_TASK DIRECTIONS_. Leave out the pictures and set down exactly the lines from the start of the listing through the one with "first_depth = [1, 1, 1, 1, 1, 1, 2]", both included.

***

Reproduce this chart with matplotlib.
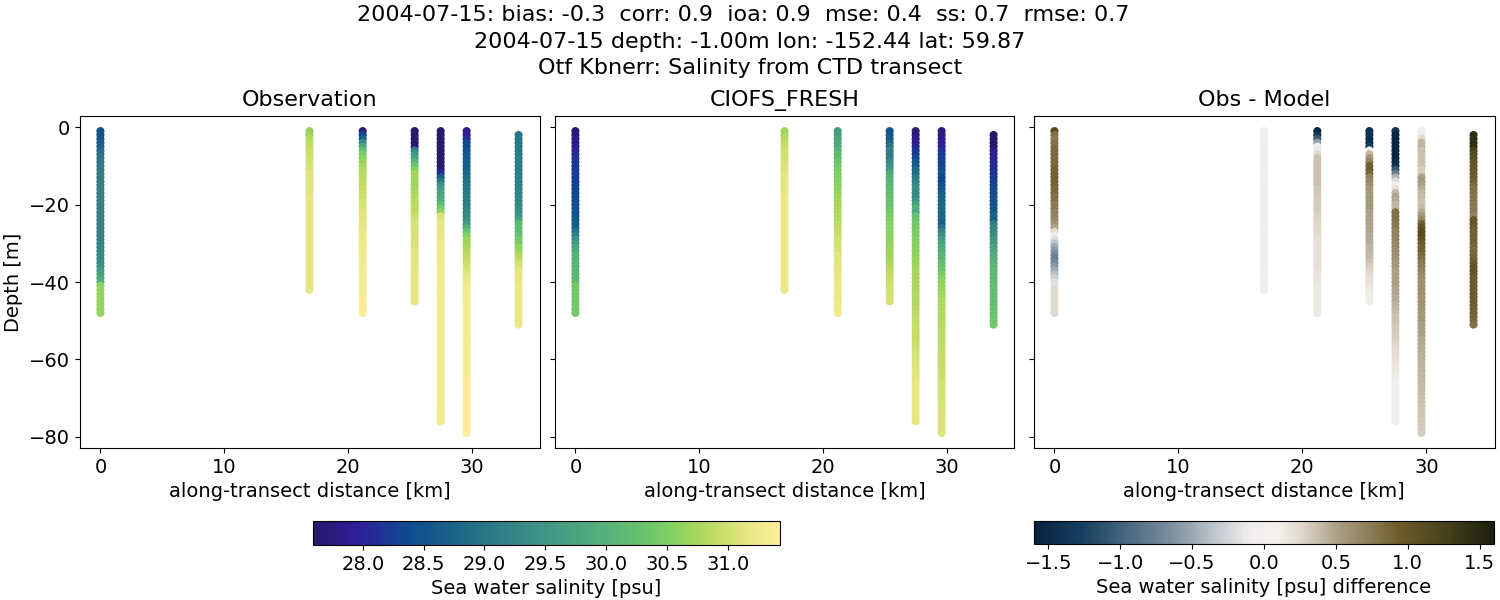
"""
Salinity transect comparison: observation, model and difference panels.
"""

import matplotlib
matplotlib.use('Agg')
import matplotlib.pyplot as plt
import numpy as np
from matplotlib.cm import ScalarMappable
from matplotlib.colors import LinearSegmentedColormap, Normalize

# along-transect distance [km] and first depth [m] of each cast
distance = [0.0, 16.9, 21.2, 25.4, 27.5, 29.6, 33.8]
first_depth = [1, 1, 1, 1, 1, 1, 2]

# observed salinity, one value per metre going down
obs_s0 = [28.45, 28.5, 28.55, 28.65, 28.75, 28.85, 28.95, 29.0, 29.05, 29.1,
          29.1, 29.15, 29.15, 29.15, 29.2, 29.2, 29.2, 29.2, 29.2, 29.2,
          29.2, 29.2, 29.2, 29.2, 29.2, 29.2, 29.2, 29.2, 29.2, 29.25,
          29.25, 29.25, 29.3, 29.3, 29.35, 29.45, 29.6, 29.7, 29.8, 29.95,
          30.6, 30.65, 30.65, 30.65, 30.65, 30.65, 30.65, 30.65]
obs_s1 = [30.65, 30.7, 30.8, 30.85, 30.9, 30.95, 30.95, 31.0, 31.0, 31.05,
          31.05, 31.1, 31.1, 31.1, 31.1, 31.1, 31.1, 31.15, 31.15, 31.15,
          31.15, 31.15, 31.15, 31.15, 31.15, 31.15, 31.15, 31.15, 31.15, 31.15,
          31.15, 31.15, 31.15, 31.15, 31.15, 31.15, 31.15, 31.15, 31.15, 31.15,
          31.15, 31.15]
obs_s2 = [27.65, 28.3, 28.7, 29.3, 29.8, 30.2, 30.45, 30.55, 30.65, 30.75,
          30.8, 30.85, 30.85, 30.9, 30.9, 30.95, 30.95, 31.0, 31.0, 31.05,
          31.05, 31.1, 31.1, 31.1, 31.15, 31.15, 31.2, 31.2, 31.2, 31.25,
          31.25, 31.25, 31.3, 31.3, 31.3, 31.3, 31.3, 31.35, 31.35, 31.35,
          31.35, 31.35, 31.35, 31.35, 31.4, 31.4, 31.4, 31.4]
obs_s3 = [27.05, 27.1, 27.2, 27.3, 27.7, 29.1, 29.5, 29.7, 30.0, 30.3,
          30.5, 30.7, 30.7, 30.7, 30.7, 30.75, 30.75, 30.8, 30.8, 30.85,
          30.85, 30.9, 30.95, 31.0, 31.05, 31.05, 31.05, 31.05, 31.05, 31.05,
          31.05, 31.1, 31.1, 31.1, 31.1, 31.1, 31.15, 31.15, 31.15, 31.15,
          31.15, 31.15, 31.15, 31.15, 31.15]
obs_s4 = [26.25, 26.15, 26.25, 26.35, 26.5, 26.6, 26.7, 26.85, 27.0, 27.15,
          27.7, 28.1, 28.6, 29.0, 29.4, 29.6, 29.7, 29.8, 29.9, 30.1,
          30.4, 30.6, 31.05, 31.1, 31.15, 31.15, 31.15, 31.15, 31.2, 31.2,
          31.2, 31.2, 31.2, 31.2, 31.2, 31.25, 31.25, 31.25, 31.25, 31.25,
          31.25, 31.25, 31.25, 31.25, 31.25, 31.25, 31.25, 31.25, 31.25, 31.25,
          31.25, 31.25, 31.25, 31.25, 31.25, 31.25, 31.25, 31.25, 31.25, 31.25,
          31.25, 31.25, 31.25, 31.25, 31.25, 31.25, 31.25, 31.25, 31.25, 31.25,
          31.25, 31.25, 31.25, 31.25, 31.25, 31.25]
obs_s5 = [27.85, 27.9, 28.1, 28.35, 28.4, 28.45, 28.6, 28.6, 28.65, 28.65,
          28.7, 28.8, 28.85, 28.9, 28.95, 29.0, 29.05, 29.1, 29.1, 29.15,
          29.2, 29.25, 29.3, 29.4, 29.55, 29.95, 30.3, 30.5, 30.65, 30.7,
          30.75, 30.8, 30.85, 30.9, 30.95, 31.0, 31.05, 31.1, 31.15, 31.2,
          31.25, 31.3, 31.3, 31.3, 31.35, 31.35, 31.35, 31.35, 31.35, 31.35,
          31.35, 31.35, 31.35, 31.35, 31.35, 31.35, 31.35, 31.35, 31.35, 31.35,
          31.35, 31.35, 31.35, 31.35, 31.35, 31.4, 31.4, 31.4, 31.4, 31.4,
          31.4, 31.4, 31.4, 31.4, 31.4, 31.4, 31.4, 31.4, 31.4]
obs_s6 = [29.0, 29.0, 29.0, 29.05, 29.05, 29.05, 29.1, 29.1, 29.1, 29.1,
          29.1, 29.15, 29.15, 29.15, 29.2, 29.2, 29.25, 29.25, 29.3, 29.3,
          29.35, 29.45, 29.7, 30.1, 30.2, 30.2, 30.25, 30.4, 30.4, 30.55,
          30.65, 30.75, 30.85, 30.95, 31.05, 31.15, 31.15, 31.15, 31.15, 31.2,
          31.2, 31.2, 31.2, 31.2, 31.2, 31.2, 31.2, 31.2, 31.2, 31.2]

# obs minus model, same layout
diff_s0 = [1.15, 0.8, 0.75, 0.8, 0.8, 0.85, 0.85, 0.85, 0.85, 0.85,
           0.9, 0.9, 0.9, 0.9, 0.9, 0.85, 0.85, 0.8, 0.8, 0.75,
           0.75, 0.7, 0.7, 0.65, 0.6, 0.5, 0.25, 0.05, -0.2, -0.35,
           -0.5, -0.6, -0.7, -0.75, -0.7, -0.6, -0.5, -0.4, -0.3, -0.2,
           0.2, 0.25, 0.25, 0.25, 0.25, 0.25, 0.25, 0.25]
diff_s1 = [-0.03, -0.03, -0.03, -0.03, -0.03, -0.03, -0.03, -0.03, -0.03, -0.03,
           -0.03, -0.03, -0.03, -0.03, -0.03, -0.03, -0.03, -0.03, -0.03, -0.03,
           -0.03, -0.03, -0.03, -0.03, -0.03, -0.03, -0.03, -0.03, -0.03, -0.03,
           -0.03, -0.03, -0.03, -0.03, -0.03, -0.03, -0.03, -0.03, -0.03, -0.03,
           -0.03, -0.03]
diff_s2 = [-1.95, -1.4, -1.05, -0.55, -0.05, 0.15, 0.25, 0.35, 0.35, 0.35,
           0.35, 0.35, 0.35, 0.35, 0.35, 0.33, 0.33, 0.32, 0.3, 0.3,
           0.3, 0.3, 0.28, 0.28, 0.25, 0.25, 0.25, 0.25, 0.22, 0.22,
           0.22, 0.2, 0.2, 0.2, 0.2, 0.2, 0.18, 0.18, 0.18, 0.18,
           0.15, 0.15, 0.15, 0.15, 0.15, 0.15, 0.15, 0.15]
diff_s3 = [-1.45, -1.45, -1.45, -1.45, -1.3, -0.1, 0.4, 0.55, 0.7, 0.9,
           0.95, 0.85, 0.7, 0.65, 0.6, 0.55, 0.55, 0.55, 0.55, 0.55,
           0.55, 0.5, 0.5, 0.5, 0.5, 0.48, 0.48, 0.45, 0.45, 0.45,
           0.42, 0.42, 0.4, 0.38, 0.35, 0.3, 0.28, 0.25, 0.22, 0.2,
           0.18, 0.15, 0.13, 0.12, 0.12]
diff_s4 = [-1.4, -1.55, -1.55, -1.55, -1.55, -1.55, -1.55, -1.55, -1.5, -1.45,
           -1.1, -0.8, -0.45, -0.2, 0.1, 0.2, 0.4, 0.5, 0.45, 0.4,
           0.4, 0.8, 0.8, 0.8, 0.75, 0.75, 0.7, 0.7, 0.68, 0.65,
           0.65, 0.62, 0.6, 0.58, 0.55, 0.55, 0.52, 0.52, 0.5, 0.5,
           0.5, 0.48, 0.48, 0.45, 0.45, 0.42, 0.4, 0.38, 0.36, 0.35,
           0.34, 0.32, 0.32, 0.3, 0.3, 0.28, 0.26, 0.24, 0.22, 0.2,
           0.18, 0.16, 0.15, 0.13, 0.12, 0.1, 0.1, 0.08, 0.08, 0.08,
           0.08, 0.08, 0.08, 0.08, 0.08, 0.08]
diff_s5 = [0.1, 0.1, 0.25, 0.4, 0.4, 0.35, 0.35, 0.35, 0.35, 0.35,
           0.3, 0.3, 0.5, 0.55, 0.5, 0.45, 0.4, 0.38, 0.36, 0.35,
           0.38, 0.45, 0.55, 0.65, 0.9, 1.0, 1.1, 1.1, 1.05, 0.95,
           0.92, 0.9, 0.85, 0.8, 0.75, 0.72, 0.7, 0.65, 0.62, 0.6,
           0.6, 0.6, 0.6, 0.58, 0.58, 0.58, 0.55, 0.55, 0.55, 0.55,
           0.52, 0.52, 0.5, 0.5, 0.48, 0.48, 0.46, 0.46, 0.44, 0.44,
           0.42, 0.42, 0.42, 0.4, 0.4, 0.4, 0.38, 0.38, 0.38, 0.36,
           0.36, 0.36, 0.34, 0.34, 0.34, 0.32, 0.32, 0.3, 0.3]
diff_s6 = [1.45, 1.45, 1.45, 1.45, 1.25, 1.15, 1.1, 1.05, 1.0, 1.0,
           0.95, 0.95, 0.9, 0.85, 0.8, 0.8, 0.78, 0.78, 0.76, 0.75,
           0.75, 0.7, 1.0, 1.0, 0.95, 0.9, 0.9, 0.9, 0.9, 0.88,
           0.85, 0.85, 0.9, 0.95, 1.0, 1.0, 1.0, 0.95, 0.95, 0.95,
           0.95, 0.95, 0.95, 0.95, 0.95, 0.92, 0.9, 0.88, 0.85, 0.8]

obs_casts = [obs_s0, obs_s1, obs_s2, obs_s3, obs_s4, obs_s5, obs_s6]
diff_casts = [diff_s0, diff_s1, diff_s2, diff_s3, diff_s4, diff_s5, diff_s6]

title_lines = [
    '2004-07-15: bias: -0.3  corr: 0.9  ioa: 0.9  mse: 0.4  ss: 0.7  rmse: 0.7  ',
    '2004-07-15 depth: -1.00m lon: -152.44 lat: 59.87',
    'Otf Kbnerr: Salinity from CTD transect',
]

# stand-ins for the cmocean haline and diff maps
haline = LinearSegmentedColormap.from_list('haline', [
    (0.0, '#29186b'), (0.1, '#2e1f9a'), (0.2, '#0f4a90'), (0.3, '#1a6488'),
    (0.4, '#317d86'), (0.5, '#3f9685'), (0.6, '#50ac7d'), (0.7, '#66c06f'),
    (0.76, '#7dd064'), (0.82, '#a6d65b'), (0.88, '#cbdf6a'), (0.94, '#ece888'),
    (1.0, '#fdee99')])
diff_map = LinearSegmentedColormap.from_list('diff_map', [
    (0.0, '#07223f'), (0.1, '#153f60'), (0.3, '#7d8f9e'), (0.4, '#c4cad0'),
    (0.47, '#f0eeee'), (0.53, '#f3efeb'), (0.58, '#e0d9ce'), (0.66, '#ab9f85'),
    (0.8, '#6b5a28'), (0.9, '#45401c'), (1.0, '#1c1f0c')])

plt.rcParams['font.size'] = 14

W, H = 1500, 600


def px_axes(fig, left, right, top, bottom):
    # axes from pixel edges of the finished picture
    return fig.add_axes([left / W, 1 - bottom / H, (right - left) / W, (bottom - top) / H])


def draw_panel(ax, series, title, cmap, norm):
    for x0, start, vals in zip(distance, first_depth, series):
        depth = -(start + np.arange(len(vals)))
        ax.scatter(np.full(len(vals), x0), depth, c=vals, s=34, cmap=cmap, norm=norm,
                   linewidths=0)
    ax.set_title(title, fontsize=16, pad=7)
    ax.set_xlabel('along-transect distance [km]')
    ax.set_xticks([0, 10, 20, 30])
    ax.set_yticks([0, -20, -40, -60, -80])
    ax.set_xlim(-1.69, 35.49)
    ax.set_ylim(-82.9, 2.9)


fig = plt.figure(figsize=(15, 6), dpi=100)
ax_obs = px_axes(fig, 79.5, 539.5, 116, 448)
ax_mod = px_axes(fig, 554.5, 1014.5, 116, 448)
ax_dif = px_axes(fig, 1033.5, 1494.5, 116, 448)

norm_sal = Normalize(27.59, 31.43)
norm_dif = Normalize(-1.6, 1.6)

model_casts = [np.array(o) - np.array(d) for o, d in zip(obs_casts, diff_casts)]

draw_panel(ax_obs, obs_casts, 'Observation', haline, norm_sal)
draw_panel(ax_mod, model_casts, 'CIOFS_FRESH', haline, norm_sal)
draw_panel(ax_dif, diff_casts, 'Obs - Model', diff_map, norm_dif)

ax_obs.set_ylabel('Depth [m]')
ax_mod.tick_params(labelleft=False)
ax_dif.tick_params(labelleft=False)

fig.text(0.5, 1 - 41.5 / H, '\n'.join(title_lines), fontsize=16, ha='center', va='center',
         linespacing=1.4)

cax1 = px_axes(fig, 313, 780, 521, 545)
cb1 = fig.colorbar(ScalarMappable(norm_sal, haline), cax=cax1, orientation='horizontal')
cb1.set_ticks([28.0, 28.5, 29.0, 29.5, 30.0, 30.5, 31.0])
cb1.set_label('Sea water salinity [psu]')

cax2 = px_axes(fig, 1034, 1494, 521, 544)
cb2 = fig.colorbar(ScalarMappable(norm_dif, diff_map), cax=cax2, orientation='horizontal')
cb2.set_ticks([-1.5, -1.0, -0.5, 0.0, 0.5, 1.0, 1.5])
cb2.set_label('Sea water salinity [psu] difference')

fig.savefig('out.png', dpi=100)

***

_THE REPLY_.
Reproduce this chart with matplotlib.
"""
Salinity transect comparison: observation, model and difference panels.
"""

import matplotlib
matplotlib.use('Agg')
import matplotlib.pyplot as plt
import numpy as np
from matplotlib.cm import ScalarMappable
from matplotlib.colors import LinearSegmentedColormap, Normalize

# along-transect distance [km] and first depth [m] of each cast
distance = [0.0, 16.9, 21.2, 25.4, 27.5, 29.6, 33.8]
first_depth = [1, 1, 1, 1, 1, 1, 2]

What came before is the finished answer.